▶ Source material:
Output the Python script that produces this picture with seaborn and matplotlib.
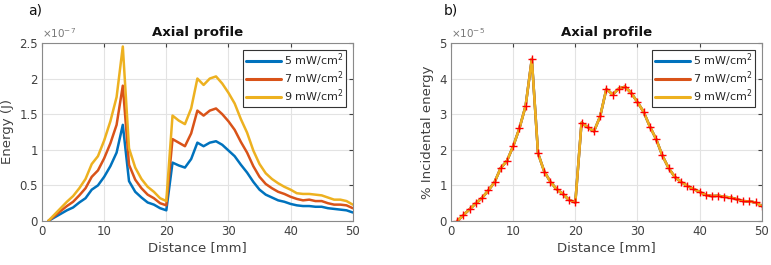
import numpy as np
import pandas as pd
import matplotlib
matplotlib.use("Agg")
import matplotlib.pyplot as plt
import seaborn as sns
from matplotlib.ticker import FuncFormatter

# distance along the axis (mm)
distance = list(range(1, 51))

# energy (x 1e-7 J) for each intensity
energy_5 = [0, 0.05, 0.10, 0.15, 0.19, 0.26, 0.32, 0.44, 0.50, 0.62, 0.77, 0.96, 1.35, 0.56, 0.41,
            0.33, 0.26, 0.23, 0.18, 0.15, 0.82, 0.78, 0.75, 0.87, 1.10, 1.05, 1.10, 1.12, 1.07, 0.99,
            0.91, 0.79, 0.68, 0.55, 0.44, 0.37, 0.33, 0.29, 0.27, 0.24, 0.22, 0.21, 0.21, 0.20, 0.20,
            0.18, 0.17, 0.16, 0.15, 0.12]
energy_7 = [0, 0.07, 0.14, 0.21, 0.27, 0.36, 0.46, 0.62, 0.71, 0.88, 1.09, 1.35, 1.90, 0.79, 0.58,
            0.46, 0.37, 0.32, 0.25, 0.22, 1.15, 1.10, 1.05, 1.23, 1.55, 1.48, 1.55, 1.58, 1.50, 1.40,
            1.28, 1.11, 0.96, 0.77, 0.62, 0.52, 0.46, 0.41, 0.38, 0.34, 0.31, 0.29, 0.30, 0.28, 0.28,
            0.25, 0.23, 0.23, 0.22, 0.18]
energy_9 = [0, 0.09, 0.18, 0.27, 0.35, 0.46, 0.59, 0.80, 0.91, 1.13, 1.40, 1.74, 2.45, 1.02, 0.75,
            0.59, 0.48, 0.41, 0.32, 0.28, 1.48, 1.41, 1.36, 1.58, 2.00, 1.91, 2.00, 2.03, 1.93, 1.80,
            1.65, 1.43, 1.24, 0.99, 0.80, 0.67, 0.59, 0.53, 0.48, 0.44, 0.39, 0.38, 0.38, 0.37, 0.36,
            0.33, 0.30, 0.30, 0.28, 0.23]

# % incidental energy (x 1e-5), identical for all three intensities
pct_incident = [0, 0.17, 0.33, 0.50, 0.65, 0.86, 1.09, 1.49, 1.69, 2.10, 2.60, 3.23, 4.55, 1.90, 1.39,
                1.10, 0.89, 0.76, 0.59, 0.52, 2.76, 2.63, 2.52, 2.94, 3.71, 3.55, 3.72, 3.77, 3.59, 3.34,
                3.06, 2.65, 2.30, 1.84, 1.49, 1.24, 1.10, 0.99, 0.90, 0.82, 0.73, 0.70, 0.71, 0.68, 0.66,
                0.61, 0.56, 0.55, 0.52, 0.42]

labels = ["5 mW/cm$^2$", "7 mW/cm$^2$", "9 mW/cm$^2$"]
colors = ["#0072BD", "#D95319", "#EDB120"]

sns.set_style("white")
plt.rcParams["font.family"] = ["DejaVu Sans"]
txt = "#404040"

fig = plt.figure(figsize=(7.71, 2.65), dpi=100)
ax1 = fig.add_axes([0.0545, 0.166, 0.403, 0.672])
ax2 = fig.add_axes([0.585, 0.166, 0.403, 0.672])

energy = [energy_5, energy_7, energy_9]
for vals, lab, c in zip(energy, labels, colors):
    sns.lineplot(x=distance, y=vals, ax=ax1, color=c, lw=1.8, label=lab)

for lab, c in zip(labels, colors):
    sns.lineplot(x=distance, y=pct_incident, ax=ax2, color=c, lw=1.8, label=lab)
ax2.plot(distance, pct_incident, ls="none", marker="+", ms=6, mew=1.0, color="red")

fmt = FuncFormatter(lambda v, _: f"{v:g}")
for ax, ymax, ylab, exp, panel, px in [
    (ax1, 2.5, "Energy (J)", "-7", "a)", 0.037),
    (ax2, 5, "% Incidental energy", "-5", "b)", 0.576),
]:
    ax.set_xlim(0, 50)
    ax.set_ylim(0, ymax)
    ax.set_xticks([0, 10, 20, 30, 40, 50])
    ax.yaxis.set_major_formatter(fmt)
    ax.grid(True, color="#e3e3e3", lw=0.8)
    ax.tick_params(direction="in", length=3, labelsize=8.5, colors=txt, top=True, right=True,
                   labelcolor=txt, pad=3)
    for s in ax.spines.values():
        s.set_color("#8a8a8a")
        s.set_linewidth(0.8)
    ax.set_xlabel("Distance [mm]", fontsize=9.5, color=txt, labelpad=2)
    ax.set_ylabel(ylab, fontsize=9.5, color=txt, labelpad=4)
    ax.set_title("Axial profile", fontsize=9.5, fontweight="bold", color="#111111", pad=5)
    ax.text(0.0, 1.015, r"$\times10^{" + exp + "}$", transform=ax.transAxes, fontsize=7.5,
            color="#777777", ha="left", va="bottom")
    fig.text(px, 0.985, panel, fontsize=10, color="#111111", ha="left", va="top")
    leg = ax.legend(loc="upper right", fontsize=8, frameon=True, fancybox=False, framealpha=1,
                    edgecolor="#333333", handlelength=3.2, handletextpad=0.3, borderpad=0.2,
                    labelspacing=0.02, borderaxespad=0.6)
    leg.get_frame().set_linewidth(0.8)
    for h in leg.get_lines():
        h.set_linewidth(2.2)

fig.savefig("out.png", dpi=100)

▶ Required work:
From start to finish, output the listing exactly, but omit its pictures.

▶ Result below:
Output the Python script that produces this picture with seaborn and matplotlib.
import numpy as np
import pandas as pd
import matplotlib
matplotlib.use("Agg")
import matplotlib.pyplot as plt
import seaborn as sns
from matplotlib.ticker import FuncFormatter

# distance along the axis (mm)
distance = list(range(1, 51))

# energy (x 1e-7 J) for each intensity
energy_5 = [0, 0.05, 0.10, 0.15, 0.19, 0.26, 0.32, 0.44, 0.50, 0.62, 0.77, 0.96, 1.35, 0.56, 0.41,
            0.33, 0.26, 0.23, 0.18, 0.15, 0.82, 0.78, 0.75, 0.87, 1.10, 1.05, 1.10, 1.12, 1.07, 0.99,
            0.91, 0.79, 0.68, 0.55, 0.44, 0.37, 0.33, 0.29, 0.27, 0.24, 0.22, 0.21, 0.21, 0.20, 0.20,
            0.18, 0.17, 0.16, 0.15, 0.12]
energy_7 = [0, 0.07, 0.14, 0.21, 0.27, 0.36, 0.46, 0.62, 0.71, 0.88, 1.09, 1.35, 1.90, 0.79, 0.58,
            0.46, 0.37, 0.32, 0.25, 0.22, 1.15, 1.10, 1.05, 1.23, 1.55, 1.48, 1.55, 1.58, 1.50, 1.40,
            1.28, 1.11, 0.96, 0.77, 0.62, 0.52, 0.46, 0.41, 0.38, 0.34, 0.31, 0.29, 0.30, 0.28, 0.28,
            0.25, 0.23, 0.23, 0.22, 0.18]
energy_9 = [0, 0.09, 0.18, 0.27, 0.35, 0.46, 0.59, 0.80, 0.91, 1.13, 1.40, 1.74, 2.45, 1.02, 0.75,
            0.59, 0.48, 0.41, 0.32, 0.28, 1.48, 1.41, 1.36, 1.58, 2.00, 1.91, 2.00, 2.03, 1.93, 1.80,
            1.65, 1.43, 1.24, 0.99, 0.80, 0.67, 0.59, 0.53, 0.48, 0.44, 0.39, 0.38, 0.38, 0.37, 0.36,
            0.33, 0.30, 0.30, 0.28, 0.23]

# % incidental energy (x 1e-5), identical for all three intensities
pct_incident = [0, 0.17, 0.33, 0.50, 0.65, 0.86, 1.09, 1.49, 1.69, 2.10, 2.60, 3.23, 4.55, 1.90, 1.39,
                1.10, 0.89, 0.76, 0.59, 0.52, 2.76, 2.63, 2.52, 2.94, 3.71, 3.55, 3.72, 3.77, 3.59, 3.34,
                3.06, 2.65, 2.30, 1.84, 1.49, 1.24, 1.10, 0.99, 0.90, 0.82, 0.73, 0.70, 0.71, 0.68, 0.66,
                0.61, 0.56, 0.55, 0.52, 0.42]

labels = ["5 mW/cm$^2$", "7 mW/cm$^2$", "9 mW/cm$^2$"]
colors = ["#0072BD", "#D95319", "#EDB120"]

sns.set_style("white")
plt.rcParams["font.family"] = ["DejaVu Sans"]
txt = "#404040"

fig = plt.figure(figsize=(7.71, 2.65), dpi=100)
ax1 = fig.add_axes([0.0545, 0.166, 0.403, 0.672])
ax2 = fig.add_axes([0.585, 0.166, 0.403, 0.672])

energy = [energy_5, energy_7, energy_9]
for vals, lab, c in zip(energy, labels, colors):
    sns.lineplot(x=distance, y=vals, ax=ax1, color=c, lw=1.8, label=lab)

for lab, c in zip(labels, colors):
    sns.lineplot(x=distance, y=pct_incident, ax=ax2, color=c, lw=1.8, label=lab)
ax2.plot(distance, pct_incident, ls="none", marker="+", ms=6, mew=1.0, color="red")

fmt = FuncFormatter(lambda v, _: f"{v:g}")
for ax, ymax, ylab, exp, panel, px in [
    (ax1, 2.5, "Energy (J)", "-7", "a)", 0.037),
    (ax2, 5, "% Incidental energy", "-5", "b)", 0.576),
]:
    ax.set_xlim(0, 50)
    ax.set_ylim(0, ymax)
    ax.set_xticks([0, 10, 20, 30, 40, 50])
    ax.yaxis.set_major_formatter(fmt)
    ax.grid(True, color="#e3e3e3", lw=0.8)
    ax.tick_params(direction="in", length=3, labelsize=8.5, colors=txt, top=True, right=True,
                   labelcolor=txt, pad=3)
    for s in ax.spines.values():
        s.set_color("#8a8a8a")
        s.set_linewidth(0.8)
    ax.set_xlabel("Distance [mm]", fontsize=9.5, color=txt, labelpad=2)
    ax.set_ylabel(ylab, fontsize=9.5, color=txt, labelpad=4)
    ax.set_title("Axial profile", fontsize=9.5, fontweight="bold", color="#111111", pad=5)
    ax.text(0.0, 1.015, r"$\times10^{" + exp + "}$", transform=ax.transAxes, fontsize=7.5,
            color="#777777", ha="left", va="bottom")
    fig.text(px, 0.985, panel, fontsize=10, color="#111111", ha="left", va="top")
    leg = ax.legend(loc="upper right", fontsize=8, frameon=True, fancybox=False, framealpha=1,
                    edgecolor="#333333", handlelength=3.2, handletextpad=0.3, borderpad=0.2,
                    labelspacing=0.02, borderaxespad=0.6)
    leg.get_frame().set_linewidth(0.8)
    for h in leg.get_lines():
        h.set_linewidth(2.2)

fig.savefig("out.png", dpi=100)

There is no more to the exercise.